I did all the necessary due dilligence. I was perfectly aware that the paper used a variation on the imitation game. I also read Turings paper long before this discussion started (I think I was in highschool when I first stumbled upon it).

That's how I knew that it is easy to come up with basically the same thought experiment, without even changing any of the games rules.

> For example, you reply "Wrong." to a subjective evaluation I've made.

Because in my subjective evaluation it isn't a weak thought experiment, so I am fully within my rights to disagree with your evaluation.

sgt101 · on Nov 26, 2023

My dear brother in Christ,

Hayes and Ford : https://www.researchgate.net/publication/220813820_Turing_Te...

1995.

marcosdumay · on Nov 26, 2023

Do you believe it loses the spirit of the test?

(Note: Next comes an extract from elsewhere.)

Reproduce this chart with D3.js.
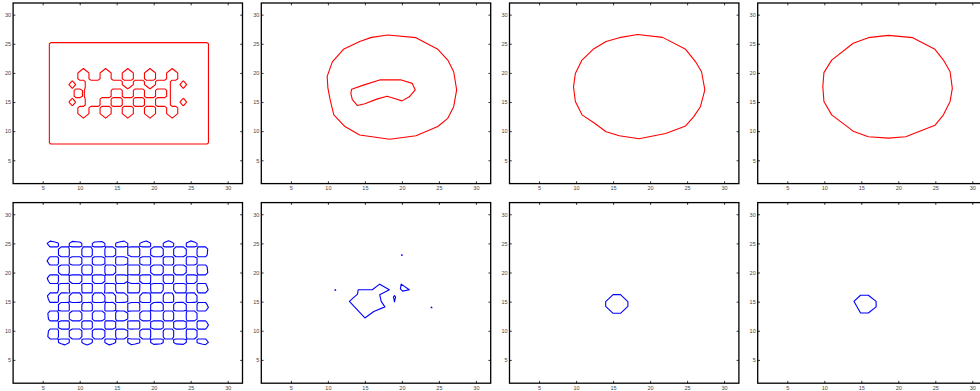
<!DOCTYPE html>
<html>
<head>
<meta charset="utf-8">
<script src="https://cdn.jsdelivr.net/npm/d3@7"></script>
<style>
  html, body { margin: 0; padding: 0; background: #fff; }
  svg { display: block; }
</style>
</head>
<body>
<div id="chart"></div>
<script>
// axis values (same for every panel)
const axisDomain = [1, 32];
const tickValues = [5, 10, 15, 20, 25, 30];

// panel 1: outer box contour + inner level map (0.5 step, x from 8, y from 21 down, level 4.5)
const frame1 = [[6.1,25.2],[27.2,25.2],[27.4,25.0],[27.4,8.0],[27.2,7.8],[6.1,7.8],[5.9,8.0],[5.9,25.0]];
const grid1 = [
  "00000000000000000000000000000000000",
  "00000900000900000900000900000900000",
  "00009990009990009990009990009990000",
  "00009990009990009990009990009990000",
  "00009990009990009990009990009990000",
  "00600099999999990009990009999000600",
  "04940099999999990009990009999004940",
  "00600099999999999099999099999000600",
  "00099399999990009990009990009000000",
  "00099399999990009990009990009000000",
  "00099399999990009990009990009000000",
  "00600099990009990009990009999000600",
  "04940099990009990009990009999004940",
  "00600099990009990009990009999000600",
  "00009990009990009990009990009990000",
  "00009990009990009990009990009990000",
  "00009990009990009990009990009990000",
  "00000900000900000900000900000900000",
  "00000000000000000000000000000000000"
];

// panel 2: outer and inner curve
const outer2 = [[15.9,26.1],[18.1,26.5],[21.9,26.05],[24.85,24.05],[26.2,22.2],[27.0,20.2],[27.4,17.1],[27.0,14.2],[26.2,12.2],[24.85,10.8],[21.9,9.2],[18.35,8.6],[14.3,9.35],[12.3,10.8],[10.8,12.8],[10.3,15.4],[10.0,17.4],[9.9,19.4],[10.6,21.9],[12.1,24.05],[14.3,25.4]];
const inner2 = [[13.2,17.2],[14.8,17.9],[17.0,18.8],[19.9,18.8],[21.4,18.2],[21.8,17.1],[21.0,15.9],[20.0,15.2],[19.0,15.6],[18.0,16.0],[16.6,15.5],[15.0,14.7],[14.0,14.4],[13.3,15.4],[13.1,16.5]];

// panel 3 and 4: single curve
const outer3 = [[15.84,26.05],[18.3,26.6],[21.7,26.1],[24.8,24.05],[26.15,21.9],[26.95,20.2],[27.4,17.1],[26.8,14.2],[25.9,12.5],[24.8,10.9],[22.1,9.6],[18.5,8.7],[15.84,9.2],[14.05,9.9],[12.5,11.35],[10.8,12.8],[9.9,15.1],[9.65,17.6],[9.9,19.9],[10.8,22.2],[12.3,24.05],[14.05,25.4]];
const outer4 = [[15.95,26.05],[18.65,26.45],[21.95,26.05],[24.95,24.05],[26.1,22.2],[27.0,20.2],[27.3,17.35],[27.0,15.1],[26.1,12.8],[24.95,11.0],[21.0,9.05],[18.65,8.8],[15.95,9.05],[13.9,10.0],[11.0,12.8],[9.95,15.1],[9.8,17.65],[9.95,20.05],[11.0,22.2],[13.9,25.1]];

// panel 5: initial level set values (1.0 step, x 5..28, y 26..7, zero level drawn)
const grid5 = [
  [-25,-25,-25,-25,-25,-25,-25,-25,-25,-25,-25,-25,-25,-25,-25,-25,-25,-25,-25,-25,-25,-25,-25,-25],
  [-25,16.2,2.7,-18.5,12.7,7.9,-19.3,8.1,12.5,-18.5,2.9,16.1,-16.3,-2.5,18.4,-12.8,-7.8,19.3,-8.3,-12.4,18.6,-3.1,-16.0,-25],
  [-25,-10.8,-1.8,12.3,-8.5,-5.3,12.9,-5.4,-8.4,12.4,-1.9,-10.8,10.9,1.7,-12.3,8.5,5.2,-12.9,5.5,8.3,-12.4,2.0,10.7,-25],
  [-25,-7.2,-1.2,8.2,-5.6,-3.5,8.5,-3.6,-5.5,8.2,-1.3,-7.2,7.2,1.1,-8.2,5.7,3.5,-8.5,3.7,5.5,-8.2,1.4,7.1,-25],
  [-25,16.8,2.8,-19.2,13.1,8.2,-20.0,8.4,13.0,-19.2,3.0,16.7,-16.9,-2.6,19.1,-13.3,-8.1,20.0,-8.6,-12.9,19.3,-3.2,-16.6,-25],
  [-25,-6.9,-1.2,7.9,-5.4,-3.4,8.2,-3.5,-5.3,7.9,-1.2,-6.9,7.0,1.1,-7.9,5.5,3.3,-8.2,3.5,5.3,-7.9,1.3,6.8,-25],
  [-25,-11.1,-1.9,12.7,-8.7,-5.4,13.2,-5.5,-8.6,12.7,-2.0,-11.1,11.2,1.7,-12.6,8.8,5.3,-13.2,5.7,8.5,-12.7,2.1,11.0,-25],
  [-25,16.1,2.7,-18.3,12.6,7.9,-19.1,8.0,12.4,-18.4,2.9,16.0,-16.2,-2.5,18.3,-12.7,-7.7,19.1,-8.2,-12.3,18.4,-3.0,-15.9,-25],
  [-25,-2.2,-0.4,2.6,-1.7,-1.1,2.7,-1.1,-1.7,2.6,-0.4,-2.2,2.3,0.4,-2.5,1.8,1.1,-2.7,1.1,1.7,-2.6,0.4,2.2,-25],
  [-25,-14.2,-2.4,16.2,-11.1,-7.0,16.9,-7.1,-11.0,16.3,-2.5,-14.2,14.3,2.2,-16.2,11.2,6.8,-16.9,7.2,10.9,-16.3,2.7,14.1,-25],
  [-25,14.1,2.4,-16.0,11.0,6.9,-16.7,7.0,10.9,-16.1,2.5,14.0,-14.1,-2.2,16.0,-11.1,-6.8,16.7,-7.2,-10.8,16.1,-2.7,-13.9,-25],
  [-25,2.5,0.4,-2.9,2.0,1.2,-3.0,1.3,2.0,-2.9,0.5,2.5,-2.6,-0.4,2.9,-2.0,-1.2,3.0,-1.3,-1.9,2.9,-0.5,-2.5,-25],
  [-25,-16.2,-2.7,18.4,-12.6,-7.9,19.2,-8.1,-12.5,18.5,-2.9,-16.1,16.3,2.5,-18.4,12.8,7.8,-19.2,8.2,12.4,-18.5,3.1,16.0,-25],
  [-25,10.9,1.8,-12.5,8.5,5.4,-13.0,5.5,8.5,-12.5,2.0,10.9,-11.0,-1.7,12.4,-8.6,-5.3,13.0,-5.6,-8.4,12.5,-2.1,-10.8,-25],
  [-25,7.1,1.2,-8.1,5.5,3.5,-8.4,3.5,5.5,-8.1,1.3,7.0,-7.1,-1.1,8.0,-5.6,-3.4,8.4,-3.6,-5.4,8.1,-1.3,-7.0,-25],
  [-25,-16.8,-2.8,19.2,-13.1,-8.2,20.0,-8.4,-13.0,19.2,-3.0,-16.7,16.9,2.6,-19.1,13.3,8.1,-20.0,8.6,12.9,-19.3,3.2,16.6,-25],
  [-25,6.9,1.2,-7.8,5.4,3.4,-8.2,3.4,5.3,-7.8,1.2,6.8,-6.9,-1.1,7.8,-5.4,-3.3,8.2,-3.5,-5.3,7.9,-1.3,-6.8,-25],
  [-25,11.1,1.9,-12.7,8.7,5.5,-13.2,5.6,8.6,-12.7,2.0,11.1,-11.2,-1.7,12.7,-8.8,-5.3,13.2,-5.7,-8.5,12.8,-2.1,-11.0,-25],
  [-25,-16.1,-2.7,18.3,-12.6,-7.9,19.1,-8.0,-12.4,18.4,-2.9,-16.0,16.2,2.5,-18.3,12.7,7.7,-19.1,8.2,12.3,-18.4,3.0,15.9,-25],
  [-25,-25,-25,-25,-25,-25,-25,-25,-25,-25,-25,-25,-25,-25,-25,-25,-25,-25,-25,-25,-25,-25,-25,-25]
];

// panel 6: pieces of contour
const main6 = [[12.9,15.05],[14.0,16.3],[14.1,17.05],[16.0,17.05],[17.0,18.0],[18.3,17.05],[17.0,16.2],[17.2,15.05],[17.7,14.1],[16.2,13.3],[15.0,12.2]];
const tri6 = [[19.9,18.0],[21.0,17.05],[20.1,16.8],[19.8,17.2]];
const drop6 = [[18.85,15.8],[19.0,16.05],[19.15,15.8],[19.05,15.3],[19.0,14.95],[18.95,15.3]];
const dots6 = [[20, 23], [24, 14], [11, 17]];

// panel 7 and 8
const loop7 = [[15,16.2],[16,16.2],[17,15],[17,14.2],[16,13],[15,13],[14,14.2],[14,15]];
const loop8 = [[14.9,16.1],[15.95,16.1],[17.0,15.05],[17.0,14.1],[15.95,13.05],[14.9,13.05],[14.0,15.05]];

const width = 980, height = 391;
const colLeft = [13.1, 261.3, 509.5, 757.7];
const rowTop = [3.0, 202.6];
const pw = 229.4, ph = 180.6;

const svg = d3.select("#chart").append("svg")
  .attr("width", width)
  .attr("height", height)
  .attr("font-family", "'Liberation Sans', Arial, sans-serif");

const dotLoop = ([cx, cy]) => [[cx - 0.06, cy - 0.04], [cx + 0.06, cy - 0.04], [cx, cy + 0.07]];

// split each grid cell in four so saddle cells follow the cell mean (like the original plot)
function refine(rows) {
  const ny = rows.length, nx = rows[0].length, out = [];
  for (let j = 0; j < 2 * ny - 1; j++) {
    const r = [];
    for (let i = 0; i < 2 * nx - 1; i++) {
      const j0 = Math.floor(j / 2), j1 = Math.ceil(j / 2);
      const i0 = Math.floor(i / 2), i1 = Math.ceil(i / 2);
      r.push((rows[j0][i0] + rows[j0][i1] + rows[j1][i0] + rows[j1][i1]) / 4);
    }
    out.push(r);
  }
  return out;
}

const gridSpecs = {
  p1: { rows: grid1.map(r => Array.from(r, c => +c)), x0: 8, yTop: 21, step: 0.5, level: 4.5, refine: false },
  p5: { rows: grid5, x0: 5, yTop: 26, step: 1, level: 0, refine: true }
};

const panels = [
  { col: 0, row: 0, color: "#ff0000", lines: [frame1], grid: gridSpecs.p1 },
  { col: 1, row: 0, color: "#ff0000", lines: [outer2, inner2] },
  { col: 2, row: 0, color: "#ff0000", lines: [outer3] },
  { col: 3, row: 0, color: "#ff0000", lines: [outer4] },
  { col: 0, row: 1, color: "#0000ff", lines: [], grid: gridSpecs.p5 },
  { col: 1, row: 1, color: "#0000ff", lines: [main6, tri6, drop6].concat(dots6.map(dotLoop)) },
  { col: 2, row: 1, color: "#0000ff", lines: [loop7] },
  { col: 3, row: 1, color: "#0000ff", lines: [loop8] }
];

panels.forEach(p => {
  const g = svg.append("g")
    .attr("transform", `translate(${colLeft[p.col]},${rowTop[p.row]})`);

  const x = d3.scaleLinear().domain(axisDomain).range([0, pw]);
  const y = d3.scaleLinear().domain(axisDomain).range([ph, 0]);

  const line = d3.line()
    .x(d => x(d[0]))
    .y(d => y(d[1]))
    .curve(d3.curveLinearClosed);

  g.append("rect")
    .attr("width", pw)
    .attr("height", ph)
    .attr("fill", "#fff");

  g.selectAll("path.curve")
    .data(p.lines)
    .join("path")
    .attr("class", "curve")
    .attr("d", line)
    .attr("fill", "none")
    .attr("stroke", p.color)
    .attr("stroke-width", 1.1)
    .attr("stroke-linejoin", "round");

  if (p.grid) {
    const spec = p.grid;
    const rows = spec.refine ? refine(spec.rows) : spec.rows;
    const k = spec.refine ? spec.step / 2 : spec.step;
    const nx = rows[0].length, ny = rows.length;
    const shape = d3.contours().size([nx, ny]).thresholds([spec.level])(rows.flat())[0];
    const proj = d3.geoTransform({
      point(gx, gy) { this.stream.point(x(spec.x0 + (gx - 0.5) * k), y(spec.yTop - (gy - 0.5) * k)); }
    });
    g.append("path")
      .attr("d", d3.geoPath(proj)(shape))
      .attr("fill", "none")
      .attr("stroke", p.color)
      .attr("stroke-width", 1.1)
      .attr("stroke-linejoin", "round");
  }

  // axes, ticks pointing inward on all four sides
  const tl = 2.3;
  const styleAxis = a => {
    a.select(".domain").remove();
    a.selectAll(".tick line").attr("stroke", "#000").attr("stroke-width", 0.8);
    a.selectAll(".tick text").attr("fill", "#444").attr("font-size", 5.5);
  };
  g.append("g").attr("transform", `translate(0,${ph})`)
    .call(d3.axisBottom(x).tickValues(tickValues).tickSize(-tl).tickPadding(2.6))
    .call(styleAxis);
  g.append("g")
    .call(d3.axisTop(x).tickValues(tickValues).tickSize(-tl).tickFormat(""))
    .call(styleAxis);
  g.append("g")
    .call(d3.axisLeft(y).tickValues(tickValues).tickSize(-tl).tickPadding(2))
    .call(styleAxis);
  g.append("g").attr("transform", `translate(${pw},0)`)
    .call(d3.axisRight(y).tickValues(tickValues).tickSize(-tl).tickFormat(""))
    .call(styleAxis);

  g.append("rect")
    .attr("width", pw)
    .attr("height", ph)
    .attr("fill", "none")
    .attr("stroke", "#000")
    .attr("stroke-width", 1.3);
});
</script>
</body>
</html>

There's an entire population out there convinced it's a human-level intelligence. If something deserves a passing grade, it's GPT.

gumballindie · on Nov 26, 2023

There are entire populations that believe the earth is flat, 5g causes viruses, and other sorts of crazy things. GPT being intelligent is one of them.

BobaFloutist · on Nov 26, 2023

I always saw the Turing test as kind of comparable to the Bechdel test. Updating it misses the entire point: there's a super simple and easily applicable thresh hold that, at least at the time it was established, a layman could use to soundly demolish most any example they came across.

It was never supposed to be an end-all-be-all, it was supposed to be a quick and dirty way of eliminating possibilities.

_a_a_a_ · on Nov 26, 2023

= "humans must win!". Goalposts accordingly moved.